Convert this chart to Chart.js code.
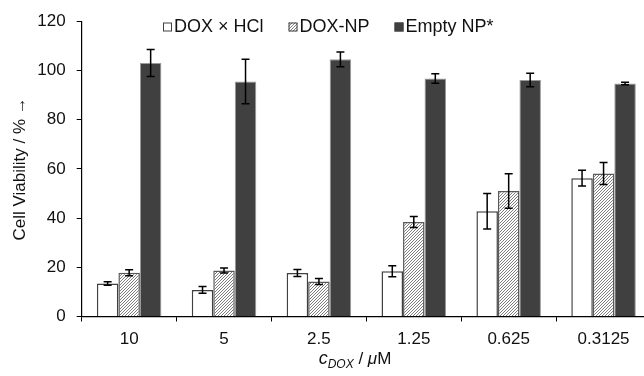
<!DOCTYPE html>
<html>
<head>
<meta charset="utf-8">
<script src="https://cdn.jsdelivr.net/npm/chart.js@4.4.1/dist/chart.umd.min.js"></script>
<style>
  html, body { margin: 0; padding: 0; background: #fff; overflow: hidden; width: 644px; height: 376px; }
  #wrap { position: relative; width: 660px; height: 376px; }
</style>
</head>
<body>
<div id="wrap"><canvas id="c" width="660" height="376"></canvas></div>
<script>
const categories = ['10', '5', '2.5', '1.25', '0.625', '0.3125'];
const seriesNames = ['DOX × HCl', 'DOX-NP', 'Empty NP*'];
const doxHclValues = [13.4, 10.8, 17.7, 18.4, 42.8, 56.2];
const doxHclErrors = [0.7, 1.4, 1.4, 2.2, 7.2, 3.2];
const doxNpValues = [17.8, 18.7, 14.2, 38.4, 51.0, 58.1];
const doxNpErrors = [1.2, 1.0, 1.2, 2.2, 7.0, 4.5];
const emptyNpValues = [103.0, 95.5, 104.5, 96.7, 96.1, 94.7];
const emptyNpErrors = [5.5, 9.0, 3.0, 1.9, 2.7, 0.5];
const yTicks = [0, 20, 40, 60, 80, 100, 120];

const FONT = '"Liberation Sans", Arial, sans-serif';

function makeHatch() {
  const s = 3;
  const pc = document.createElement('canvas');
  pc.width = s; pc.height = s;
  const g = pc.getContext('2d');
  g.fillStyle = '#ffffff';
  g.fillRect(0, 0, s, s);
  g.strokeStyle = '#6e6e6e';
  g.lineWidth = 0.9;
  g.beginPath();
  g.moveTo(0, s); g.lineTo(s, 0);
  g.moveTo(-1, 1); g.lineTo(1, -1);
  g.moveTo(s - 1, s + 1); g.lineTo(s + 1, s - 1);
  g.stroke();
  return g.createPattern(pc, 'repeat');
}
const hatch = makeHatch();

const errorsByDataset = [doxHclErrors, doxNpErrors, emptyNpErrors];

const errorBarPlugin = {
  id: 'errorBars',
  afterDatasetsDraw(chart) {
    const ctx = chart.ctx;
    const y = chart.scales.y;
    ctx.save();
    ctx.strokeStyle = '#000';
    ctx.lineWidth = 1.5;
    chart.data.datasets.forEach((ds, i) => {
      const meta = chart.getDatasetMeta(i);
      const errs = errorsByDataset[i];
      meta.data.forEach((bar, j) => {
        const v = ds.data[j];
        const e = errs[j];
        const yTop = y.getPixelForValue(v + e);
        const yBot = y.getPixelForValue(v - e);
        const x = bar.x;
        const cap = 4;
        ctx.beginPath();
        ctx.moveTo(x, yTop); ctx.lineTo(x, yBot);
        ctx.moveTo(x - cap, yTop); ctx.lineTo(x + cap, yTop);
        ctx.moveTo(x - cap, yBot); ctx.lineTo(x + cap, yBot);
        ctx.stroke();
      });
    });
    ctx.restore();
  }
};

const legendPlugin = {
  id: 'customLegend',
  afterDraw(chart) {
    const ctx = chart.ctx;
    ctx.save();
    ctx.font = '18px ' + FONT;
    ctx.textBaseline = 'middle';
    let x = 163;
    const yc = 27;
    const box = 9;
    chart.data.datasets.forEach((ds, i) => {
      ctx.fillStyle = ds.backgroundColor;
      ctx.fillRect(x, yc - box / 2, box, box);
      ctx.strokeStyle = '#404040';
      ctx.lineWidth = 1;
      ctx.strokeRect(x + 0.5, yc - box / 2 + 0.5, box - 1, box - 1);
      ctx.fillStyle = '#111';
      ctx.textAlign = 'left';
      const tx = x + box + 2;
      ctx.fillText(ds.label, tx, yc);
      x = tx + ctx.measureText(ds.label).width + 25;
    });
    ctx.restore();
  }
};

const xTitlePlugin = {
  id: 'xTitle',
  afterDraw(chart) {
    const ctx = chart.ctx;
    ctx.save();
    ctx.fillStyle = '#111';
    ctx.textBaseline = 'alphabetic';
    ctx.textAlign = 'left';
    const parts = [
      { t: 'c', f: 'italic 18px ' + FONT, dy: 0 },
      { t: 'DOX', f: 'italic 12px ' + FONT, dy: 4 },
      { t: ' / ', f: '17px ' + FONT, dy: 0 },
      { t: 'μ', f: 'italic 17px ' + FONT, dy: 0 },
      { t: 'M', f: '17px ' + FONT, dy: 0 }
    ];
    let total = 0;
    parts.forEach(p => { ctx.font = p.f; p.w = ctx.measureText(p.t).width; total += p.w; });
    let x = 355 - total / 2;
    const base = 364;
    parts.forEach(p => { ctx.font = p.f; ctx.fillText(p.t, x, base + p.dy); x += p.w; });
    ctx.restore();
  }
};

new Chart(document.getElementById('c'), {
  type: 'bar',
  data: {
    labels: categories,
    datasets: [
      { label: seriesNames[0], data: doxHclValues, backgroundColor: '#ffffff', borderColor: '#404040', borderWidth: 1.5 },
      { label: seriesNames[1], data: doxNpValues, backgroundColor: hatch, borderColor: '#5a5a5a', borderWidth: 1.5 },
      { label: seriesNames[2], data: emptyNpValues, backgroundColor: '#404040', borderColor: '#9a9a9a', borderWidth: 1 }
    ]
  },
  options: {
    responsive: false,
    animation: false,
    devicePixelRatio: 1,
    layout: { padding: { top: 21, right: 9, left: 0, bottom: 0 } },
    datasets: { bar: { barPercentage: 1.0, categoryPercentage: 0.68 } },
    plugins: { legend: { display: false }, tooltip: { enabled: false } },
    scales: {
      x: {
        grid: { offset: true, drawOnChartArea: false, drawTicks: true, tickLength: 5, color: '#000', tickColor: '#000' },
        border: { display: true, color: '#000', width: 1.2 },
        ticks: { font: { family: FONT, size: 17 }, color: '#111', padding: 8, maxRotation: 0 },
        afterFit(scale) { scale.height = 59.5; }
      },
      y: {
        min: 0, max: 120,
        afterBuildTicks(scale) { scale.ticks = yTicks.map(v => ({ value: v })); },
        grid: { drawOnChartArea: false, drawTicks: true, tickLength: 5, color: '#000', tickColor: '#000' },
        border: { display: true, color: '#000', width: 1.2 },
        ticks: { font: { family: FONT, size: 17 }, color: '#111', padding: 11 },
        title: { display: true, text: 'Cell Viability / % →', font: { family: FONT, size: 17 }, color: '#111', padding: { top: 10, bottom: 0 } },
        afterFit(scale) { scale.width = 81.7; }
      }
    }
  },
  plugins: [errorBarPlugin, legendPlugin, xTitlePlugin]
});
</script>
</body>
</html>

+--

» **Brief**
Leave out the pictures and transcribe everything else exactly.

» **Solved problem**
Convert this chart to Chart.js code.
<!DOCTYPE html>
<html>
<head>
<meta charset="utf-8">
<script src="https://cdn.jsdelivr.net/npm/chart.js@4.4.1/dist/chart.umd.min.js"></script>
<style>
  html, body { margin: 0; padding: 0; background: #fff; overflow: hidden; width: 644px; height: 376px; }
  #wrap { position: relative; width: 660px; height: 376px; }
</style>
</head>
<body>
<div id="wrap"><canvas id="c" width="660" height="376"></canvas></div>
<script>
const categories = ['10', '5', '2.5', '1.25', '0.625', '0.3125'];
const seriesNames = ['DOX × HCl', 'DOX-NP', 'Empty NP*'];
const doxHclValues = [13.4, 10.8, 17.7, 18.4, 42.8, 56.2];
const doxHclErrors = [0.7, 1.4, 1.4, 2.2, 7.2, 3.2];
const doxNpValues = [17.8, 18.7, 14.2, 38.4, 51.0, 58.1];
const doxNpErrors = [1.2, 1.0, 1.2, 2.2, 7.0, 4.5];
const emptyNpValues = [103.0, 95.5, 104.5, 96.7, 96.1, 94.7];
const emptyNpErrors = [5.5, 9.0, 3.0, 1.9, 2.7, 0.5];
const yTicks = [0, 20, 40, 60, 80, 100, 120];

const FONT = '"Liberation Sans", Arial, sans-serif';

function makeHatch() {
  const s = 3;
  const pc = document.createElement('canvas');
  pc.width = s; pc.height = s;
  const g = pc.getContext('2d');
  g.fillStyle = '#ffffff';
  g.fillRect(0, 0, s, s);
  g.strokeStyle = '#6e6e6e';
  g.lineWidth = 0.9;
  g.beginPath();
  g.moveTo(0, s); g.lineTo(s, 0);
  g.moveTo(-1, 1); g.lineTo(1, -1);
  g.moveTo(s - 1, s + 1); g.lineTo(s + 1, s - 1);
  g.stroke();
  return g.createPattern(pc, 'repeat');
}
const hatch = makeHatch();

const errorsByDataset = [doxHclErrors, doxNpErrors, emptyNpErrors];

const errorBarPlugin = {
  id: 'errorBars',
  afterDatasetsDraw(chart) {
    const ctx = chart.ctx;
    const y = chart.scales.y;
    ctx.save();
    ctx.strokeStyle = '#000';
    ctx.lineWidth = 1.5;
    chart.data.datasets.forEach((ds, i) => {
      const meta = chart.getDatasetMeta(i);
      const errs = errorsByDataset[i];
      meta.data.forEach((bar, j) => {
        const v = ds.data[j];
        const e = errs[j];
        const yTop = y.getPixelForValue(v + e);
        const yBot = y.getPixelForValue(v - e);
        const x = bar.x;
        const cap = 4;
        ctx.beginPath();
        ctx.moveTo(x, yTop); ctx.lineTo(x, yBot);
        ctx.moveTo(x - cap, yTop); ctx.lineTo(x + cap, yTop);
        ctx.moveTo(x - cap, yBot); ctx.lineTo(x + cap, yBot);
        ctx.stroke();
      });
    });
    ctx.restore();
  }
};

const legendPlugin = {
  id: 'customLegend',
  afterDraw(chart) {
    const ctx = chart.ctx;
    ctx.save();
    ctx.font = '18px ' + FONT;
    ctx.textBaseline = 'middle';
    let x = 163;
    const yc = 27;
    const box = 9;
    chart.data.datasets.forEach((ds, i) => {
      ctx.fillStyle = ds.backgroundColor;
      ctx.fillRect(x, yc - box / 2, box, box);
      ctx.strokeStyle = '#404040';
      ctx.lineWidth = 1;
      ctx.strokeRect(x + 0.5, yc - box / 2 + 0.5, box - 1, box - 1);
      ctx.fillStyle = '#111';
      ctx.textAlign = 'left';
      const tx = x + box + 2;
      ctx.fillText(ds.label, tx, yc);
      x = tx + ctx.measureText(ds.label).width + 25;
    });
    ctx.restore();
  }
};

const xTitlePlugin = {
  id: 'xTitle',
  afterDraw(chart) {
    const ctx = chart.ctx;
    ctx.save();
    ctx.fillStyle = '#111';
    ctx.textBaseline = 'alphabetic';
    ctx.textAlign = 'left';
    const parts = [
      { t: 'c', f: 'italic 18px ' + FONT, dy: 0 },
      { t: 'DOX', f: 'italic 12px ' + FONT, dy: 4 },
      { t: ' / ', f: '17px ' + FONT, dy: 0 },
      { t: 'μ', f: 'italic 17px ' + FONT, dy: 0 },
      { t: 'M', f: '17px ' + FONT, dy: 0 }
    ];
    let total = 0;
    parts.forEach(p => { ctx.font = p.f; p.w = ctx.measureText(p.t).width; total += p.w; });
    let x = 355 - total / 2;
    const base = 364;
    parts.forEach(p => { ctx.font = p.f; ctx.fillText(p.t, x, base + p.dy); x += p.w; });
    ctx.restore();
  }
};

new Chart(document.getElementById('c'), {
  type: 'bar',
  data: {
    labels: categories,
    datasets: [
      { label: seriesNames[0], data: doxHclValues, backgroundColor: '#ffffff', borderColor: '#404040', borderWidth: 1.5 },
      { label: seriesNames[1], data: doxNpValues, backgroundColor: hatch, borderColor: '#5a5a5a', borderWidth: 1.5 },
      { label: seriesNames[2], data: emptyNpValues, backgroundColor: '#404040', borderColor: '#9a9a9a', borderWidth: 1 }
    ]
  },
  options: {
    responsive: false,
    animation: false,
    devicePixelRatio: 1,
    layout: { padding: { top: 21, right: 9, left: 0, bottom: 0 } },
    datasets: { bar: { barPercentage: 1.0, categoryPercentage: 0.68 } },
    plugins: { legend: { display: false }, tooltip: { enabled: false } },
    scales: {
      x: {
        grid: { offset: true, drawOnChartArea: false, drawTicks: true, tickLength: 5, color: '#000', tickColor: '#000' },
        border: { display: true, color: '#000', width: 1.2 },
        ticks: { font: { family: FONT, size: 17 }, color: '#111', padding: 8, maxRotation: 0 },
        afterFit(scale) { scale.height = 59.5; }
      },
      y: {
        min: 0, max: 120,
        afterBuildTicks(scale) { scale.ticks = yTicks.map(v => ({ value: v })); },
        grid: { drawOnChartArea: false, drawTicks: true, tickLength: 5, color: '#000', tickColor: '#000' },
        border: { display: true, color: '#000', width: 1.2 },
        ticks: { font: { family: FONT, size: 17 }, color: '#111', padding: 11 },
        title: { display: true, text: 'Cell Viability / % →', font: { family: FONT, size: 17 }, color: '#111', padding: { top: 10, bottom: 0 } },
        afterFit(scale) { scale.width = 81.7; }
      }
    }
  },
  plugins: [errorBarPlugin, legendPlugin, xTitlePlugin]
});
</script>
</body>
</html>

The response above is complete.